Вернемся в то время, о котором шла речь. Немного оклемавшись, я съездил от «Комсомольской правды» в Сталинград, который начали расчищать, в том числе от прятавшихся в подвалах обезумевших немецких солдат, а затем, переболев страшным сталинградским колитом от зараженной трупным ядом воды, стал одним из трех военных корреспондентов в штатском газеты «Труд» и, таким образом, снова зацепился за войну.
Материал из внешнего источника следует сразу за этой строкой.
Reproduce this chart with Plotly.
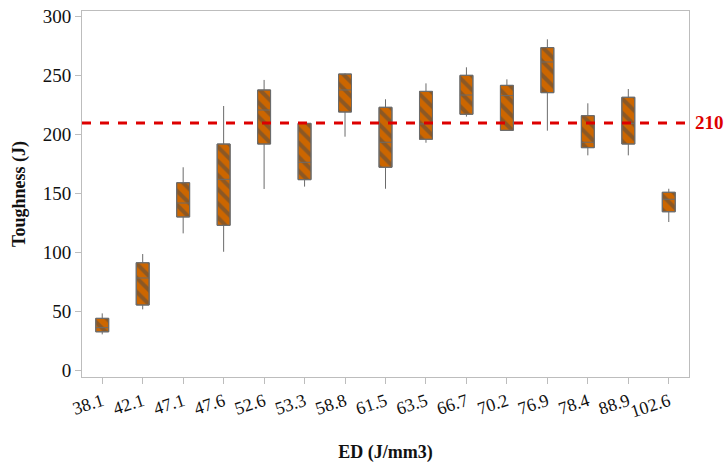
import plotly.graph_objects as go

categories = ["38.1", "42.1", "47.1", "47.6", "52.6", "53.3", "58.8", "61.5",
              "63.5", "66.7", "70.2", "76.9", "78.4", "88.9", "102.6"]
lower_whisker = [30.8, 52.0, 116.4, 100.8, 154.0, 156.0, 198.3, 154.2,
                 193.2, 215.3, 203.7, 203.4, 182.5, 182.5, 126.0]
q1 = [33.0, 55.7, 130.3, 123.2, 192.1, 161.9, 219.2, 172.4,
      196.1, 217.3, 203.7, 235.6, 189.0, 192.1, 134.7]
median = [36.5, 78.6, 142.1, 162.2, 220.9, 176.6, 237.9, 193.6,
          209.1, 233.6, 233.1, 261.6, 193.6, 209.6, 145.3]
q3 = [44.4, 91.5, 159.3, 192.1, 237.9, 209.6, 251.4, 223.2,
      236.7, 250.3, 241.8, 273.8, 216.1, 231.7, 151.2]
upper_whisker = [48.6, 98.9, 172.4, 224.3, 246.4, 210.0, 252.0, 230.0,
                 243.5, 257.1, 246.9, 280.8, 226.6, 238.7, 154.2]
threshold = 210

serif = "Liberation Serif"
gray = "#6b6b6b"
orange = "#cc6600"

fig = go.Figure()

fig.add_trace(go.Bar(
    x=categories,
    y=[b - a for a, b in zip(q1, q3)],
    base=q1,
    width=0.32,
    marker=dict(color=orange,
                line=dict(color=gray, width=1),
                pattern=dict(shape="\\", fgcolor="#4a4a4a", bgcolor=orange,
                             fillmode="overlay",
                             size=10, solidity=0.4)),
    showlegend=False, hoverinfo="skip",
))

fig.add_trace(go.Box(
    x=categories,
    q1=q1, median=median, q3=q3,
    lowerfence=lower_whisker, upperfence=upper_whisker,
    width=0.32, whiskerwidth=0,
    fillcolor="rgba(0,0,0,0)",
    line=dict(color=gray, width=1),
    showlegend=False,
))

fig.add_shape(type="line", xref="paper", x0=0, x1=1, yref="y",
              y0=threshold, y1=threshold,
              line=dict(color="#dd0000", width=3, dash="dash"))
fig.add_annotation(xref="paper", x=1.0, yref="y", y=threshold,
                   text="<b>210</b>", showarrow=False, xanchor="left", xshift=4,
                   font=dict(family=serif, size=19, color="#dd0000"))

fig.update_layout(
    width=727, height=463,
    margin=dict(l=82, r=38, t=11, b=86),
    plot_bgcolor="white", paper_bgcolor="white",
    font=dict(family=serif, size=18, color="#111"),
    barmode="overlay", boxmode="overlay",
)
fig.update_xaxes(
    type="category", range=[-0.5, 14.5], automargin=False,
    showline=True, mirror=True, linecolor="#bdbdbd", linewidth=1,
    ticks="outside", ticklen=6, tickcolor="#bdbdbd",
    tickangle=-18, tickfont=dict(family=serif, size=18),
    showgrid=False,
    title=dict(text="<b>ED (J/mm3)</b>", font=dict(family=serif, size=18), standoff=26),
)
fig.update_yaxes(
    range=[-5.3, 304.8], tickvals=[0, 50, 100, 150, 200, 250, 300], automargin=False,
    showline=True, mirror=True, linecolor="#bdbdbd", linewidth=1,
    ticks="outside", ticklen=6, tickcolor="#bdbdbd",
    tickfont=dict(family=serif, size=19),
    showgrid=False, zeroline=False,
    title=dict(text="<b>Toughness (J)</b>", font=dict(family=serif, size=18), standoff=12),
)

fig.write_html("out.html")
Нездоровье скрадывает время, избавляя от ненужных мыслей, еще надежнее, чем водка. А потом меня захлестнула суета устройства, поездок, срочной работы, внутренняя остановка произошла где-то в начале холодного, сырого, черного апреля, похожего не на весенний месяц, а на раннюю февральскую ростепель. И наступило то чувство, которое сродни ностальгии, только не по родине, а по человеку, по всему, что он внес с собой в твою жизнь. Наверное, это имел в виду Пастернак, когда писал о своем умершем родственнике-музыканте: «Черты в две орлиных дуги несли на буксире квартиру, обрывки афиш и цветы и приторный запах эфира». У эстонцев есть хорошее, короткое, гриновское слово для обозначения такой вот тоски, от которой выть хочется, но я его забыл.
«…к дому на Зубовском у него были другие вопросы… Это очень большой по тем временам, П-образный семиэтажный кирпичный дом, построенный в середине тридцатых годов.